### PROBLEM REQUIREMENTS:
Extract, without alteration, each line from the start of the listing to the line bearing "(0,0) rectangle (551,583);".
#### SUPPLIED MATERIAL
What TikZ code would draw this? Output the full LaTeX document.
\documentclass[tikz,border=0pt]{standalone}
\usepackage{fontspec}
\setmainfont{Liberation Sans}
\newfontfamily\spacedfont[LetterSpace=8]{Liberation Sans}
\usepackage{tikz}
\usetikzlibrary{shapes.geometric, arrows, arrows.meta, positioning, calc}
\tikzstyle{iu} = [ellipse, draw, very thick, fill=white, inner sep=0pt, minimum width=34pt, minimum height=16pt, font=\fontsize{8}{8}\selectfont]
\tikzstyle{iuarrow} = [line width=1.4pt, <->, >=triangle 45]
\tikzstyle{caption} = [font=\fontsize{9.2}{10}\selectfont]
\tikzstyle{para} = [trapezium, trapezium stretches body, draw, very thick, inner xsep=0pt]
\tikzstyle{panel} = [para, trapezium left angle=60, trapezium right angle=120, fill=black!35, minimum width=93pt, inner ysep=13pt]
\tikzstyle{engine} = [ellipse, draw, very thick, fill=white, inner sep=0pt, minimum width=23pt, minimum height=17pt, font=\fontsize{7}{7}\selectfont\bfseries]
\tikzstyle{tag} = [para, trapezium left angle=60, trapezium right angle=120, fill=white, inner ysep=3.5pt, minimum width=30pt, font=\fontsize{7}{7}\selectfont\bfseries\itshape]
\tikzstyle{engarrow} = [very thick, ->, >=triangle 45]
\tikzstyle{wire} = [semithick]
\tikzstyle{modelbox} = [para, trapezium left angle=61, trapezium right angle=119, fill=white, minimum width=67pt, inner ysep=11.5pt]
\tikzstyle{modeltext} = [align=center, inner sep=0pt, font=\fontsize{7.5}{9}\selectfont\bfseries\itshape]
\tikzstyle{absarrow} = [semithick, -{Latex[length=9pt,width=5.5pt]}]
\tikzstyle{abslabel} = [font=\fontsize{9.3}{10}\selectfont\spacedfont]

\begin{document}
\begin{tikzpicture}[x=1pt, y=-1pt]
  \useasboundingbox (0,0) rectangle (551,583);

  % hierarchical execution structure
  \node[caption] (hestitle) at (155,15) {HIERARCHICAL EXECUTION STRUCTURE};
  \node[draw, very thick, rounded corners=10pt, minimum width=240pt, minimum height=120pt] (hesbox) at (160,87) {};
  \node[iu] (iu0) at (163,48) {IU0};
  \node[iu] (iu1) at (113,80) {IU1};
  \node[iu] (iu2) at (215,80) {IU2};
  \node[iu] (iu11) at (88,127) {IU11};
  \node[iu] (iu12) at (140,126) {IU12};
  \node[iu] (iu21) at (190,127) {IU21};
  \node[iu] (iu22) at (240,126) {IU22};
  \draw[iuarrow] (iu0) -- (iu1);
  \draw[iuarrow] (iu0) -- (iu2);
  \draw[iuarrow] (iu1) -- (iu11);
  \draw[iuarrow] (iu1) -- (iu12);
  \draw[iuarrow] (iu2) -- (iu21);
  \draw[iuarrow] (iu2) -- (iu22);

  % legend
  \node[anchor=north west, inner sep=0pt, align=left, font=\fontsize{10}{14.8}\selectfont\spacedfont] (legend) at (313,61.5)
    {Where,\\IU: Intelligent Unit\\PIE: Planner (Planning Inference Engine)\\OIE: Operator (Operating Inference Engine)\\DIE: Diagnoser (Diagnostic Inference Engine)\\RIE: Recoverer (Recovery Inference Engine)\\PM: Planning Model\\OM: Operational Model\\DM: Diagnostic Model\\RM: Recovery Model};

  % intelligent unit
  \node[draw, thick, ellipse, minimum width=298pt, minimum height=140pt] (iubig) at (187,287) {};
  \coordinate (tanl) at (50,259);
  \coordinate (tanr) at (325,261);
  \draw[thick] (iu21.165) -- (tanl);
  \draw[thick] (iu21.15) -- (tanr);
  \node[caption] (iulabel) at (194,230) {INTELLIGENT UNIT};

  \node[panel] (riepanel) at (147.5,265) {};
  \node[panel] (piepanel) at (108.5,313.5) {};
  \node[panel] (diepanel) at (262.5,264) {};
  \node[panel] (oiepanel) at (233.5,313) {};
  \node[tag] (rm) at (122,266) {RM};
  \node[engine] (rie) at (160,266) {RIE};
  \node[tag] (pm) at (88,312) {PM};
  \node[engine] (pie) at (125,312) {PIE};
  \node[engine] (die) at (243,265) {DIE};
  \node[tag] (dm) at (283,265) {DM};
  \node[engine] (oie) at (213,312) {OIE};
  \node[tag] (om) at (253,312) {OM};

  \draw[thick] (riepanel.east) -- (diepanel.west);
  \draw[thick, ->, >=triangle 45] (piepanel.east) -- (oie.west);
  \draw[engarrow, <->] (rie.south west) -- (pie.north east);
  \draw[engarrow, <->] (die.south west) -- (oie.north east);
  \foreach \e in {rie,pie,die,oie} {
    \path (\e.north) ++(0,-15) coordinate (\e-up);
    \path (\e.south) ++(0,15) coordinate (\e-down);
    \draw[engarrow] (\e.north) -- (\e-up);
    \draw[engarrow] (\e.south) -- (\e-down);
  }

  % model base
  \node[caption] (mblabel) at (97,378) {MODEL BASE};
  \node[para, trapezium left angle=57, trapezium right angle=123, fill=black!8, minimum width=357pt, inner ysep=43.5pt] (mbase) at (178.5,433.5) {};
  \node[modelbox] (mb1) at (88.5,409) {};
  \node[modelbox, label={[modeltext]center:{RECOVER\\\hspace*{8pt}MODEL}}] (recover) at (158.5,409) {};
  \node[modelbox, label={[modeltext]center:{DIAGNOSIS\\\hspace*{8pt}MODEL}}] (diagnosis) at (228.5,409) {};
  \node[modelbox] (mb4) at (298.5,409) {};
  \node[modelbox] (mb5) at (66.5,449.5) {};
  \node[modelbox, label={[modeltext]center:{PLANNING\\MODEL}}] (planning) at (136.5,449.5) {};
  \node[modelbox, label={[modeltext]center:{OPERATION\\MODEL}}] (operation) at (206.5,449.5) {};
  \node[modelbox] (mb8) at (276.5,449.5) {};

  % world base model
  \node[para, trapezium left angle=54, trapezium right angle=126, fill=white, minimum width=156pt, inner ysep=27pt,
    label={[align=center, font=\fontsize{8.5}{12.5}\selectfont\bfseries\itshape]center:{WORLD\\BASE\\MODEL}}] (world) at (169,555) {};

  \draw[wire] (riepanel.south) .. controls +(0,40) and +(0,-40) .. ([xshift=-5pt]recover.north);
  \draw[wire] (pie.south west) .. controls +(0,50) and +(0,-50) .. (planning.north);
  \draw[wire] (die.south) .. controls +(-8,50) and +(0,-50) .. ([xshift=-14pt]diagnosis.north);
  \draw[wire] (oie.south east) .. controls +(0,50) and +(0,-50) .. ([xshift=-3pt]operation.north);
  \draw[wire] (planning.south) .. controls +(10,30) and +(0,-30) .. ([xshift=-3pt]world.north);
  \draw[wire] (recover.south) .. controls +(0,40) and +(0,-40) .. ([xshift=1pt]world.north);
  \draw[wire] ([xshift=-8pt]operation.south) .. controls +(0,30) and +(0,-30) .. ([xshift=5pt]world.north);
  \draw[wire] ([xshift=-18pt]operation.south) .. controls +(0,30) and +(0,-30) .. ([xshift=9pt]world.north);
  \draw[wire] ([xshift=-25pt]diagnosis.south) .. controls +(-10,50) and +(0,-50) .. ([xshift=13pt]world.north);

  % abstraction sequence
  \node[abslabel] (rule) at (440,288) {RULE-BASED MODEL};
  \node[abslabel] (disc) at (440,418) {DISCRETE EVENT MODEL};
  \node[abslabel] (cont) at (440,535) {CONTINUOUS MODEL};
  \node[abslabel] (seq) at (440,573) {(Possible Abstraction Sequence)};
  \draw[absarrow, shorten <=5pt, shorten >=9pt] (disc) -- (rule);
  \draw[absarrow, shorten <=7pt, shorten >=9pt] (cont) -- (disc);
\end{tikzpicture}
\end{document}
########
### COMPLETE ANSWER:
What TikZ code would draw this? Output the full LaTeX document.
\documentclass[tikz,border=0pt]{standalone}
\usepackage{fontspec}
\setmainfont{Liberation Sans}
\newfontfamily\spacedfont[LetterSpace=8]{Liberation Sans}
\usepackage{tikz}
\usetikzlibrary{shapes.geometric, arrows, arrows.meta, positioning, calc}
\tikzstyle{iu} = [ellipse, draw, very thick, fill=white, inner sep=0pt, minimum width=34pt, minimum height=16pt, font=\fontsize{8}{8}\selectfont]
\tikzstyle{iuarrow} = [line width=1.4pt, <->, >=triangle 45]
\tikzstyle{caption} = [font=\fontsize{9.2}{10}\selectfont]
\tikzstyle{para} = [trapezium, trapezium stretches body, draw, very thick, inner xsep=0pt]
\tikzstyle{panel} = [para, trapezium left angle=60, trapezium right angle=120, fill=black!35, minimum width=93pt, inner ysep=13pt]
\tikzstyle{engine} = [ellipse, draw, very thick, fill=white, inner sep=0pt, minimum width=23pt, minimum height=17pt, font=\fontsize{7}{7}\selectfont\bfseries]
\tikzstyle{tag} = [para, trapezium left angle=60, trapezium right angle=120, fill=white, inner ysep=3.5pt, minimum width=30pt, font=\fontsize{7}{7}\selectfont\bfseries\itshape]
\tikzstyle{engarrow} = [very thick, ->, >=triangle 45]
\tikzstyle{wire} = [semithick]
\tikzstyle{modelbox} = [para, trapezium left angle=61, trapezium right angle=119, fill=white, minimum width=67pt, inner ysep=11.5pt]
\tikzstyle{modeltext} = [align=center, inner sep=0pt, font=\fontsize{7.5}{9}\selectfont\bfseries\itshape]
\tikzstyle{absarrow} = [semithick, -{Latex[length=9pt,width=5.5pt]}]
\tikzstyle{abslabel} = [font=\fontsize{9.3}{10}\selectfont\spacedfont]

\begin{document}
\begin{tikzpicture}[x=1pt, y=-1pt]
  \useasboundingbox (0,0) rectangle (551,583);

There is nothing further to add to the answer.